A qualidade da representação política brasileira tem melhorado?

O sistema eleitoral brasileiro é antiquado, remonta a um tempo que já desapareceu. Isso prejudica a representatividade porque com esse sistema você elege um parlamento que envelhece rapidamente. Em 15 dias ou um mês ninguém sabe o que o levou a ser eleito, porque os partidos desaparecem. A qualidade da representação tem sido resultado desse processo. O resultado é que a democracia representativa está em crise. Porque, quando os parlamentos se distanciam e não podem expressar a opinião pública, quem representa o povo? A imprensa? A mídia? A sociedade civil organizada? Nós não podemos achar que vamos mudar isso. Não, isso veio para ficar. O que nós temos é que compatibilizar o sistema eleitoral, o nosso sistema político a essa nova realidade da sociedade moderna.

Quais são os pontos fracos desse sistema político? E quais são os pontos fortes?

Durante os 20 anos da redemocratização, o que mais cresceu e se consolidou foi a sociedade democrática. A democracia representativa, durante esse período, não teve os frutos que nós esperávamos que tivesse. O que devemos fazer numa reforma política? O processo fundamental é o da escolha, o voto proporcional uninominal. Essa escolha entre o voto proporcional e o voto majoritário é a base de tudo, porque o voto proporcional leva à proliferação dos partidos.
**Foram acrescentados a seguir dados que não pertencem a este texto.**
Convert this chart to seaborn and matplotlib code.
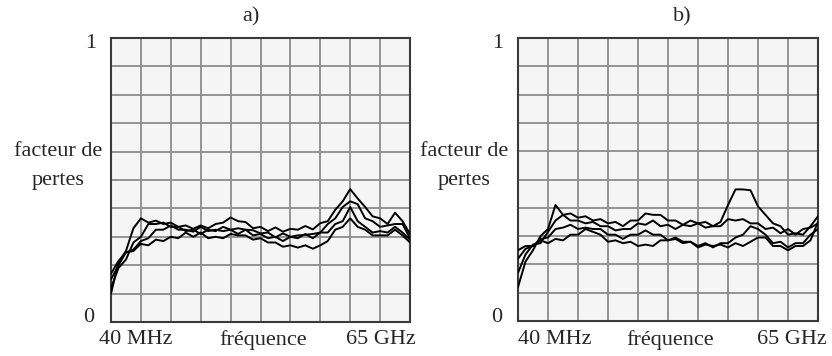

No Brasil nós tínhamos partidos regionais, os partidos nacionais vêm de 1945. Essa tradição era tão forte que quando os militares fizeram dois partidos tiveram de criar sublegendas para ressuscitar os partidos regionais. Agora nós temos, com esse processo, a volta dos partidos regionais, porque a representação não tem sido capaz de construir um sistema partidário nacional. A concentração de partidos em São Paulo é resultado disso: o centro maior se agrega sem que nós tenhamos condições de fazer com que os partidos funcionem nacionalmente.

Nota-se que o senhor está feliz com esse aniversário.

Nós completamos 20 anos sem nenhum retrocesso porque a sociedade está, cada vez mais, se consolidando com as noções da cidadania, do consumidor, a consciência dos direitos humanos. Tudo isso se formou nestes 20 anos. Tivemos 20 anos sem um instante de retrocesso, só avanços. E para nós que naquele momento inicial tivemos essa responsabilidade, e eu pessoalmente a tive amplamente, nós ficamos felizes e eu fico gratificado de ter vivido aquele instante e ter podido contribuir para que nossa sociedade pudesse se consolidar e avançar.